MHR’s Lesley Holmes discusses the problem with employee monitoring software and an alternative way to ensure productivity.
Employee monitoring software uptake accelerated during the pandemic, especially as the majority of the Irish workforce worked predominantly from home during 2020.
In fact, the demand for workforce monitoring solutions has risen exponentially, with many companies having either installed such technology or having plans to do so.
As the dramatic shift to working from home occurred, some employers struggled to trust their employees who were no longer in the presence of managers or supervisors.
Tools and technologies to monitor workers have been in use long before the events of Covid-19, however. Businesses use keystroke monitors to maximise productivity in clerical work, while retail, hospitality and warehouse workers are routinely subject to video surveillance to prevent theft and fraud.
Nevertheless, the rise in workplace monitoring software includes tools that feel more intrusive. They can register the length of time taken to read and respond to an email, monitor meeting attendance and film employees from their screen.
Although use of these technologies may vary from sector to sector and business to business, the rise in demand for these solutions indicates employer-employee trust is increasingly a problem.
The negative effect on morale
Before any employer implements technology for the purpose of monitoring, they should consider its effect on morale. Such technology can be a major barrier to a culture of trust and engagement, which can build longer-term advantages in terms of productivity, loyalty, retention and recruitment.
This is especially true when employees are monitored in their own homes. Covid has, for example, prompted some employees with dependents to work more flexible hours or to divide their day between work and caring for the elderly or young children at home.
It is easy for monitoring software to infringe on such complex time boundaries, causing irritation and annoyance.
Although employees are protected by data protection and human rights legislation, employers can legitimately monitor how work devices are used and for what purpose, provided they are transparent about what they are doing and are “fair and reasonable”.
With that in mind, escalating to more intrusive monitoring requires fair suspicion, whether the concern is performance or security related, and employees should always be aware of any monitoring capabilities that an employer has.
This was brought to light in a case in Spain in which an employee successfully won a case for unfair dismissal based on security camera evidence being deemed invalid in a court of law as the individual was not aware that the cameras were in use both for security and employee monitoring.
The European Court of Human Rights eventually overturned the judgement of the employment tribunal due to the level of suspicion and the balance of the rights of the individual against those of the business that they worked for, demonstrating that all aspects of the situation need to be considered.
Yet the effect on internal culture and employee morale of these solutions makes it questionable whether they are ever the answer.

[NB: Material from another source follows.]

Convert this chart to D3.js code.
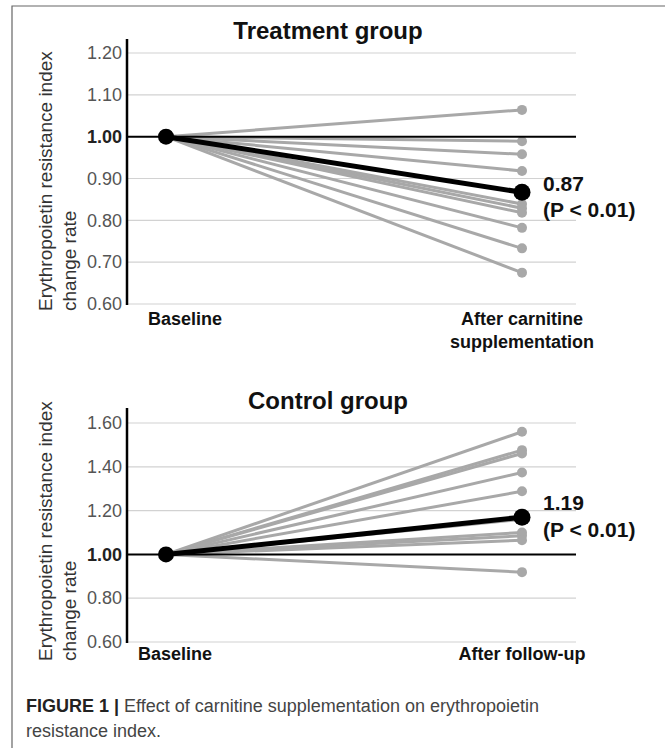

Just before the pandemic, for example, UK bank Barclays was criticised for using software to monitor and pressurise employees in a bid to maintain high levels of productivity. The bank’s employees complained of the effect on morale.
HR platforms offer better alternatives
Rather than adopting technology for such a negative purpose, employers would be better advised to review their HR software and invest in a solution that can give managers oversight of performance at the individual level without any feeling of Big Brother monitoring.
Such technology has the power to unite teams and brings workforces together, using social media-type interfaces and interactions.
The automated scheduling of frequent, one-to-one check-ins between managers and employees ensures the performance and morale of each employee is constantly on the radar of managers, allowing for early intervention before problems develop.
Managers can provide the extra information or tools that struggling employees need to complete their work or to accelerate output. Alternatively, managers can reassign workloads where necessary.
Regular check-ins, along with prompts to upgrade skills and qualifications, ensure employees are treated as individuals and can advance in their careers.
Employers need HR platforms that enable them to actively engage employees through regular updates on company and team events, successes, employee achievements, vacancies, training opportunities and market news. Training materials, webinars, group discussion forums, remote working and wellbeing information and advice should also be available.
Younger employees especially are more interested in the culture of an organisation and those with skills in short supply will move on if they do not like what they find.
Where appropriate, employees should be able to access the platform through their mobile phones, getting answers to HR queries from chatbots, for example.
Rather than deploying Big Brother solutions, organisations need to connect and align dispersed workforces with user-friendly technology that signposts solutions and provides valuable insights without having to intrude on employee privacy.
Overall, the technology should enable managers to gauge the mood and performance of each employee so they have an accurate aggregate assessment of their team to report up the chain of command.
This is far likelier to provide a productive workforce than a culture of surveillance and monitoring, especially when employees are working at home. Employers using technology constructively to engage their workforces have much better odds of being ahead in terms of productivity, retention and recruitment.
Lesley Holmes is the data protection officer at MHR, a HR, payroll and finance software company.